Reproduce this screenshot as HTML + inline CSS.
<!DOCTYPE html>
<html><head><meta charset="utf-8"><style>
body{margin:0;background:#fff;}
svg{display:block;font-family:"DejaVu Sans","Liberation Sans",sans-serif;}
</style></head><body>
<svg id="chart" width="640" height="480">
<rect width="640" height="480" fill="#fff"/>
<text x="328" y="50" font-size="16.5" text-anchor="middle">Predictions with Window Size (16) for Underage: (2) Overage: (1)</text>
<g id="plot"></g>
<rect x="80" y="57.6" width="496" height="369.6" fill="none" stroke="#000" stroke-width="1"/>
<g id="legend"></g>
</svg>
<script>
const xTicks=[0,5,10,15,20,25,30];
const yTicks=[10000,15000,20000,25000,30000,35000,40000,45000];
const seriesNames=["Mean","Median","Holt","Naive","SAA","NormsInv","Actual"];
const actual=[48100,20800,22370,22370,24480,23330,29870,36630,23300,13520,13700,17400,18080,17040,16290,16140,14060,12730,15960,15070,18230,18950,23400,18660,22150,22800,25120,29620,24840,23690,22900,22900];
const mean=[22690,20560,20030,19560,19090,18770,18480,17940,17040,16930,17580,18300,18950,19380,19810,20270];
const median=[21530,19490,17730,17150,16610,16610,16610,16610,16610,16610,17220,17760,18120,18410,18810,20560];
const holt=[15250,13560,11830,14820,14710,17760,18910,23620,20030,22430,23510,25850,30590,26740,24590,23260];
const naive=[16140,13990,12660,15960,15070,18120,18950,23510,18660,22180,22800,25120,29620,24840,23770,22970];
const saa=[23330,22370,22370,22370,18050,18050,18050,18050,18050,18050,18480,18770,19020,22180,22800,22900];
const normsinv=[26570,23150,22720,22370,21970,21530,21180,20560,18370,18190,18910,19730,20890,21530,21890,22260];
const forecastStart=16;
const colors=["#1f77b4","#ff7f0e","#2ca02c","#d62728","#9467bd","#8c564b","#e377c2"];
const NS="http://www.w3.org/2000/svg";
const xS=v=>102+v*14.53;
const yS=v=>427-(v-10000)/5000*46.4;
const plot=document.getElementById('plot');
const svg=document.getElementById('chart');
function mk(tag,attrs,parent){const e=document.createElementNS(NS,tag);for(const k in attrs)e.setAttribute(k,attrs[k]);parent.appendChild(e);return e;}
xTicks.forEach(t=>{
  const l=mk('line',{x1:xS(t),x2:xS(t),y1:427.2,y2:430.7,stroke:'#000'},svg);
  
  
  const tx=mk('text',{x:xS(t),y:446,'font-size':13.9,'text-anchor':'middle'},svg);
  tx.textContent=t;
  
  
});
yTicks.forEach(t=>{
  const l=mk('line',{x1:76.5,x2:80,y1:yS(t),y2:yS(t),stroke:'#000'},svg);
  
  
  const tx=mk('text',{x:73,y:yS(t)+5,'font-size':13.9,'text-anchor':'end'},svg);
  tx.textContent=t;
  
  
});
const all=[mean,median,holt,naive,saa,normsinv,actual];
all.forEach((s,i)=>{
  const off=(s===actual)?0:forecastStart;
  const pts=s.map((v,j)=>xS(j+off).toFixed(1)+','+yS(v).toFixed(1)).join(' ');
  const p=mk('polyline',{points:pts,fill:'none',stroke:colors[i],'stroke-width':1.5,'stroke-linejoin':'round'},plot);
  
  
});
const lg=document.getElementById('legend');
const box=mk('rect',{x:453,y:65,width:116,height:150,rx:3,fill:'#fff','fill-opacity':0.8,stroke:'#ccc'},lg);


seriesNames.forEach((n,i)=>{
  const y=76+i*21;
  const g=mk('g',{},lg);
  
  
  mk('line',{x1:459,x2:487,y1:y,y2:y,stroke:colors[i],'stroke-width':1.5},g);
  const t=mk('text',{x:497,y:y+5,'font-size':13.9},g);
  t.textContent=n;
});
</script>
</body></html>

# # # # #

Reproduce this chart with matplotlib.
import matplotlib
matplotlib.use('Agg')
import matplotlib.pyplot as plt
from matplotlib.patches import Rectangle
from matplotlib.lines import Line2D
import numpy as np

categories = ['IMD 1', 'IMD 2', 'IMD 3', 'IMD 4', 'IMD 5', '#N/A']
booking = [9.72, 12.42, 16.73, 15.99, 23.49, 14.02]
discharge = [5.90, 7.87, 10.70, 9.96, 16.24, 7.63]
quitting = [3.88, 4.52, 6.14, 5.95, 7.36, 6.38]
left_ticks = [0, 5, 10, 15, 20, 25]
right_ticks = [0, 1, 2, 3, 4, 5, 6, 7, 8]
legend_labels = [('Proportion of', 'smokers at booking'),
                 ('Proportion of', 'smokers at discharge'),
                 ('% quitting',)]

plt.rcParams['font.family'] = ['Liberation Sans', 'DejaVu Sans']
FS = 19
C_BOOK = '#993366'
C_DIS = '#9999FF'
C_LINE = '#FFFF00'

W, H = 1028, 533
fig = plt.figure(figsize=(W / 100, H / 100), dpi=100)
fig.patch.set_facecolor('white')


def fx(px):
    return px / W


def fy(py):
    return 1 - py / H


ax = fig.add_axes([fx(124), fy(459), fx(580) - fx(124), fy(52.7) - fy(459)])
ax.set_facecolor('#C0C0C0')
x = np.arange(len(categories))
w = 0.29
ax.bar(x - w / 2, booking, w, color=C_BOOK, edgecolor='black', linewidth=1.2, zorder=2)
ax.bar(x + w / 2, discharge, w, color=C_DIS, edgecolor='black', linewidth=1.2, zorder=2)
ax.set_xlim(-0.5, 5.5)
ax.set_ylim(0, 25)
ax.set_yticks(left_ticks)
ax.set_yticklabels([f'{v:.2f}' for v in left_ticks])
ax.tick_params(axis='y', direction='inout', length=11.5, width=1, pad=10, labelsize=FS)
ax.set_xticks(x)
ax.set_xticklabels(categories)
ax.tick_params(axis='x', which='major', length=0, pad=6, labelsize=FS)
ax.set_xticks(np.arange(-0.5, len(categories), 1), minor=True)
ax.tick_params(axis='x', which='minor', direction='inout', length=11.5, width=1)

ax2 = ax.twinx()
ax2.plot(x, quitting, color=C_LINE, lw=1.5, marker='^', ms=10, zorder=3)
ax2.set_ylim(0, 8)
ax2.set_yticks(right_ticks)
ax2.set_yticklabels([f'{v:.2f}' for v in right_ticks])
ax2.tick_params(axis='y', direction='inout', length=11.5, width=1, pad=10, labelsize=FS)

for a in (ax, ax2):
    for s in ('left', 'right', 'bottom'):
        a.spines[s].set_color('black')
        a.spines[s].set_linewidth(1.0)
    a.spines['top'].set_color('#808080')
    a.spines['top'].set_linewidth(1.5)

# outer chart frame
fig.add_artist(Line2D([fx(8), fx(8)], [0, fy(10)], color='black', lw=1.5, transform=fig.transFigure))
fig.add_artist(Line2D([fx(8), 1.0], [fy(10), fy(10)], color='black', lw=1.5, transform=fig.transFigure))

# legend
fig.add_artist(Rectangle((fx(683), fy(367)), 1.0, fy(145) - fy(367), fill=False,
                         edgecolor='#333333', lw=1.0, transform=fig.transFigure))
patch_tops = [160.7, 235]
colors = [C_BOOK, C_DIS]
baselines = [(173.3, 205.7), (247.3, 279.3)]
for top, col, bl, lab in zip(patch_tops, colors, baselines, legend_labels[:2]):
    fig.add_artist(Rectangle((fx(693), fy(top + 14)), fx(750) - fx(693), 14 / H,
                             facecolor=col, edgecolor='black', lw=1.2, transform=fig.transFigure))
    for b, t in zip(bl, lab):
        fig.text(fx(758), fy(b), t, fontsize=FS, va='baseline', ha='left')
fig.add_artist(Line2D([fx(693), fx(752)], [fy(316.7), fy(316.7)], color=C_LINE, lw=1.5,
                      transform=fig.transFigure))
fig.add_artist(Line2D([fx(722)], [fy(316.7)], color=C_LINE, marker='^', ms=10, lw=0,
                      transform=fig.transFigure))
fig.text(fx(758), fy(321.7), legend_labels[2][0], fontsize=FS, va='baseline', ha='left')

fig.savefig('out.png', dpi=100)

# # # # #

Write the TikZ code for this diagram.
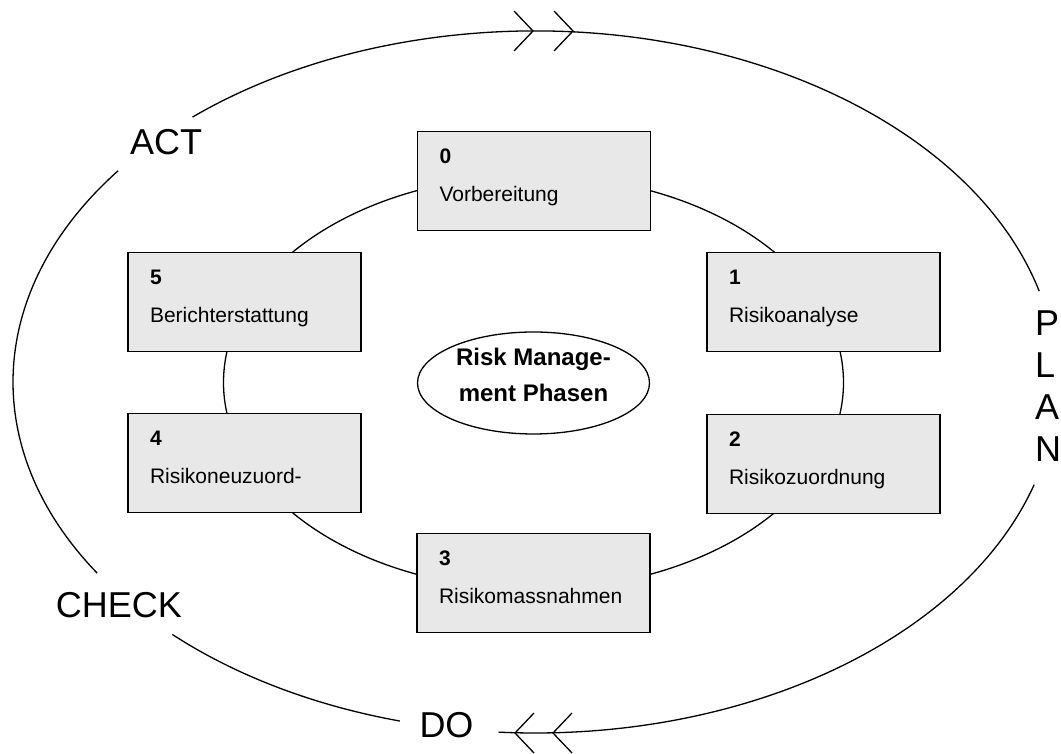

# # # # #

■ AIM: Look through the material and copy each line that has "with".

■ SOLUTION TO THIS TASK:
<text x="328" y="50" font-size="16.5" text-anchor="middle">Predictions with Window Size (16) for Underage: (2) Overage: (1)</text>
Reproduce this chart with matplotlib.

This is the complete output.